My initial thought is that one reason that discussions turn away from mutual illumination into recrimination is a form of fear: a fear, sometimes voiced, that the other person does not really believe in the Christian God in the way we do; and a fear, usually unvoiced, that what they say challenges our own presuppositions and beliefs in a way which makes us uncomfortable. There’s a third, contextual response, which comes from our membership of a particular Christian community, and which can make the argument degenerate still further; if we feel that our ‘tribe’ is under attack, as loyal members of it we join in the defence.

So, it would be easy to respond to Strauns’ posts as Bosco has by mocking the idea of theology. This seems based on the fact that as he’s had a particular revelation, so what’s the point? That suggests to me he hasn’t actually read either what Jess wrote on Saturday, or what Struans has been writing since then.
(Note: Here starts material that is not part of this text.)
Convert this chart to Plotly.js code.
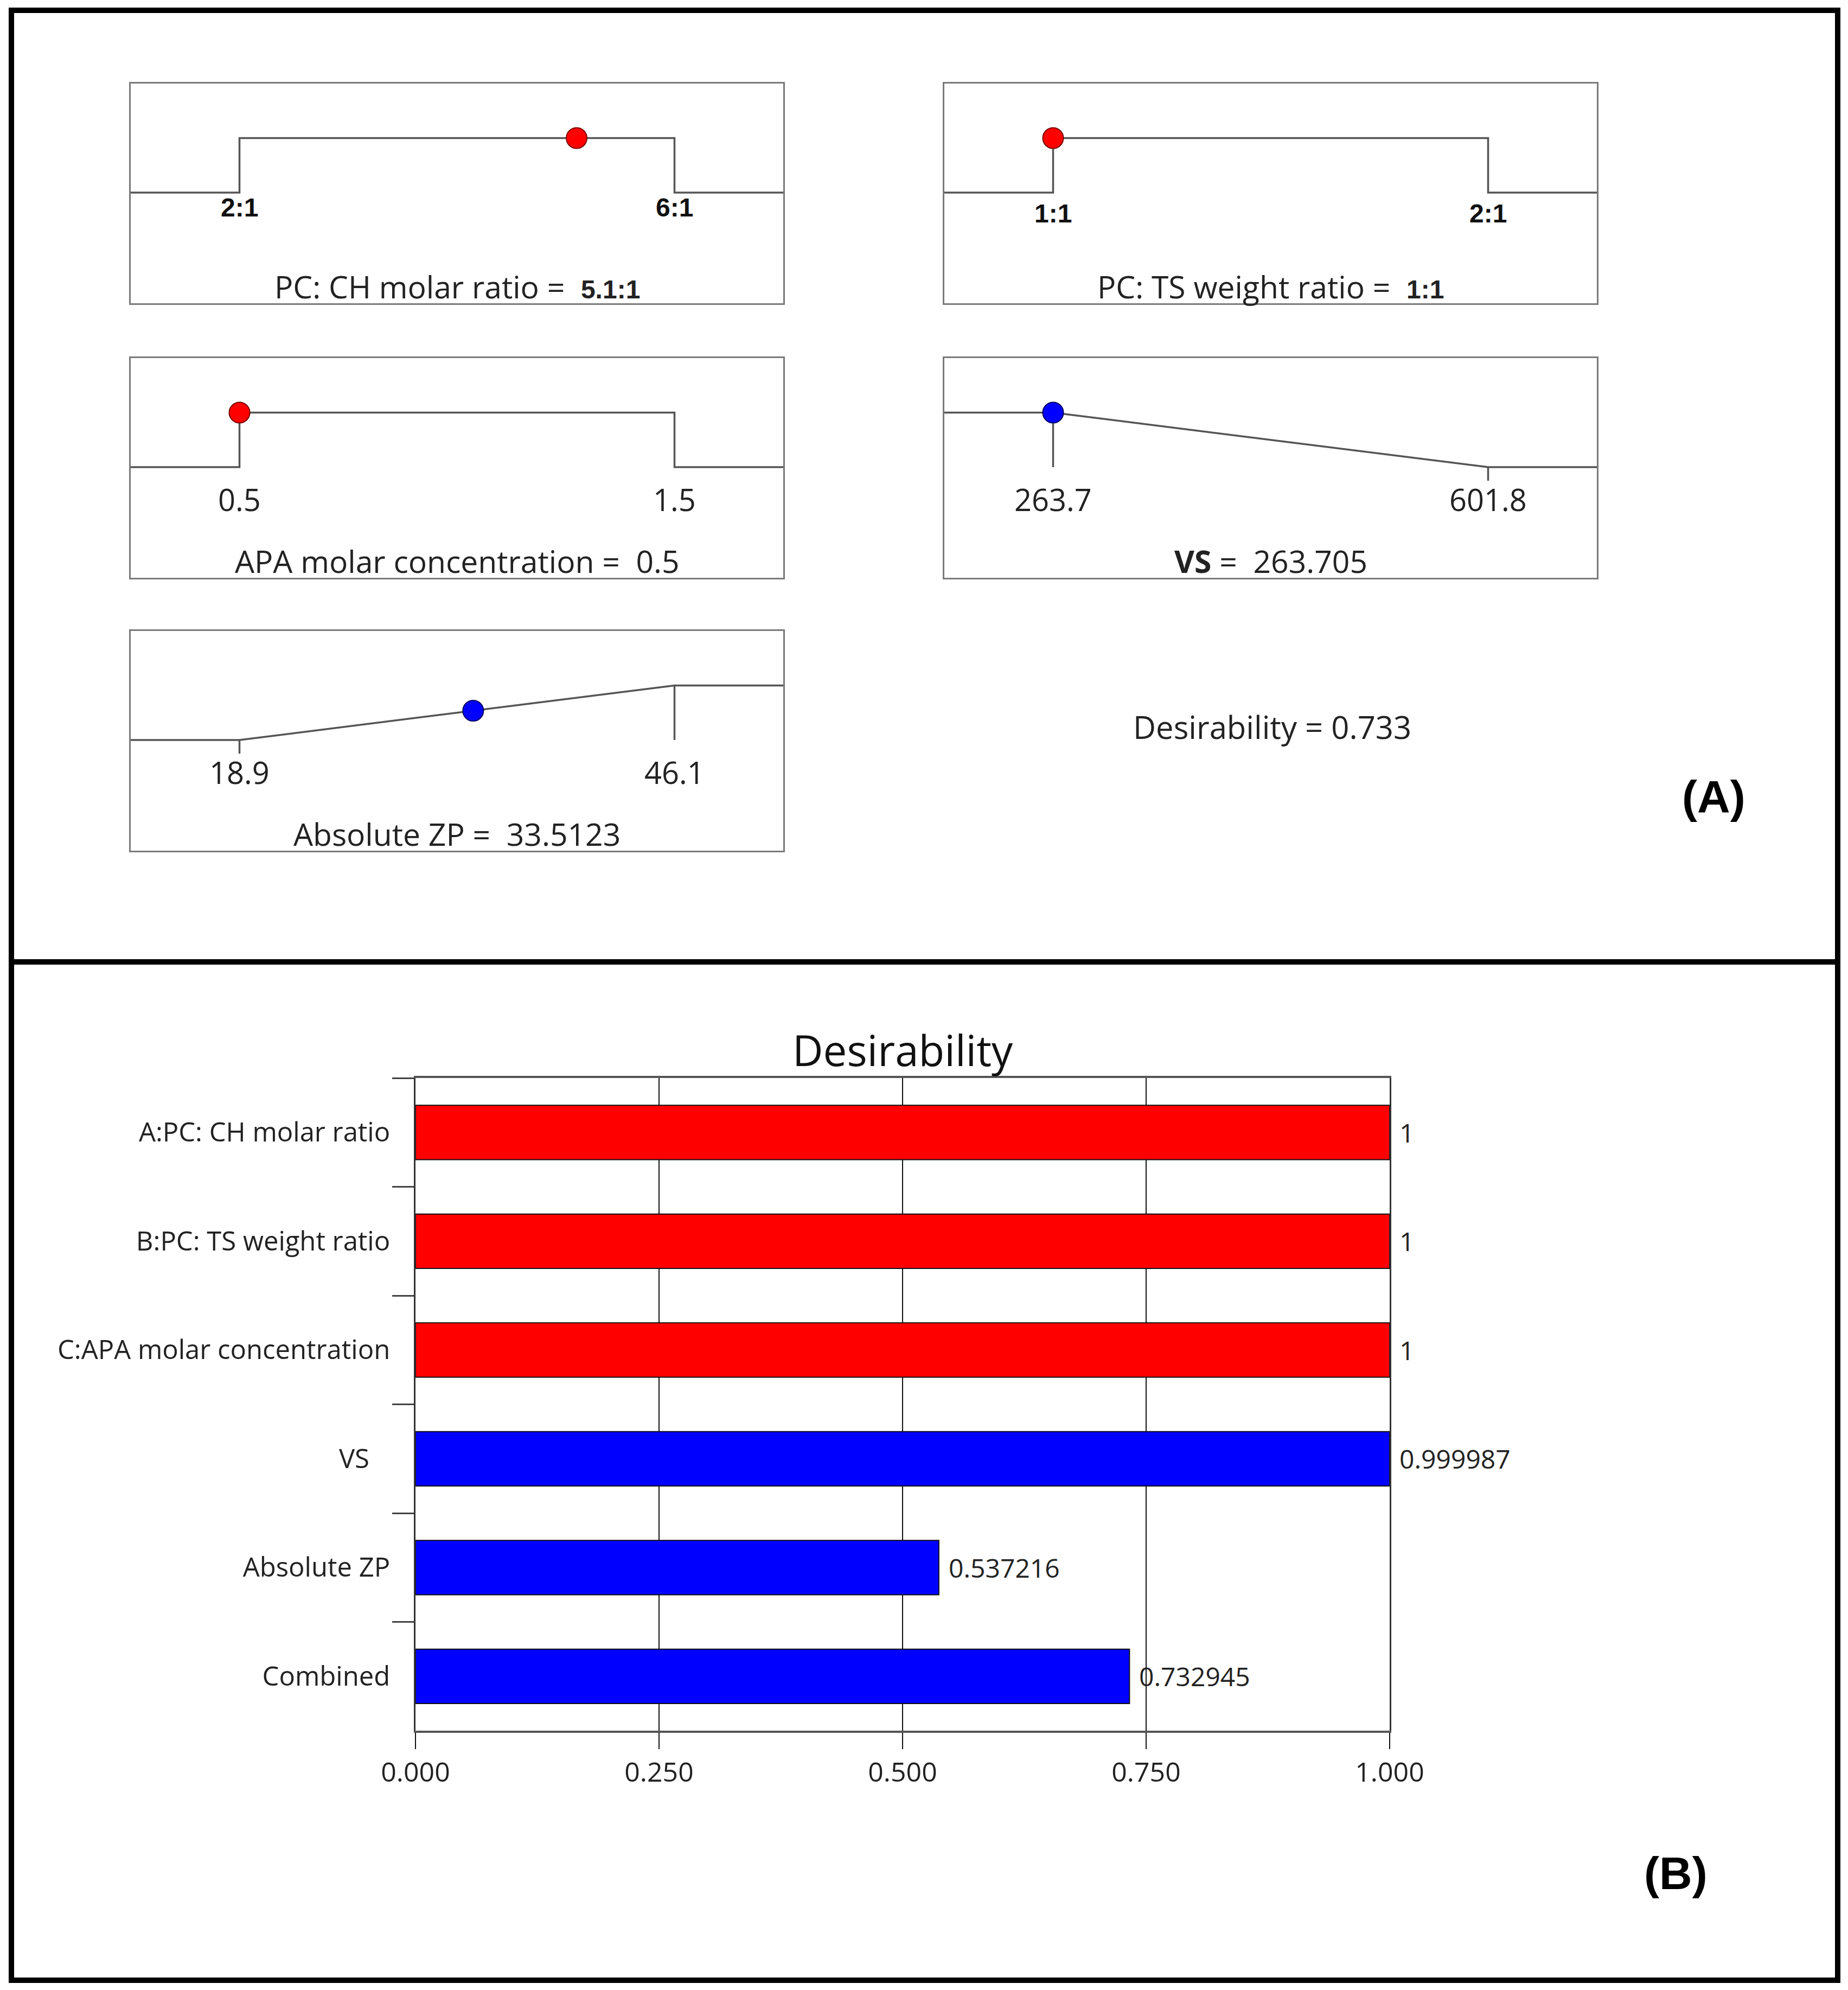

I could react to that by saying he’s being myopic and a bit selfish, and the modern way would be to say that if that’s what he wants to be, who am I to judge?  If, as he appears to believe, the only way of access to God is via a private revelation, then he’d no doubt be right, but as the history of the Johannine community suggests, even before death of St John, that way of running a church had collapsed. There were folk, as we can see from the Johannine epistles, who said that their revelation was not the same as John’s, and insisted they were right; this seems to have broken up that church, as it does to so many charismatic churches.

The context here is one of intense personal belief. It is a version of the fifth of Strauns’ models – but without the concern for community or others. It is centred solely on the self and effectively says, as Bosco often does, ask God to show himself to you and he will. Well, here’s a confession, I first did that at age 10, and I did it for thirty years, before realising that He already was, but not in the way I wanted. If Bosco is speaking only to those who have had his experience, he is talking to himself; this is not what the Apostles did, neither is it the way they evangelised. So, I wonder here whether the real context is not one of an intensely individualistic culture centred on solipsism in which all that matters is an experience which one cannot communicate to others and which in actuality leaves oneself as the only saved person in the village?  In short, it is not talking about God, it is talking about oneself. That is not so much a model of how to do theology, as how not to do it.

I shall return, in the next post, to looking at some of what Struans says, but recent exchanges with Bosco remind me of the dangers of going just from one’s own personal experience. If others can’t relate to it, and if it simply allows you to criticise everyone else, it is egoloy – talk about the ego, and not talk about God.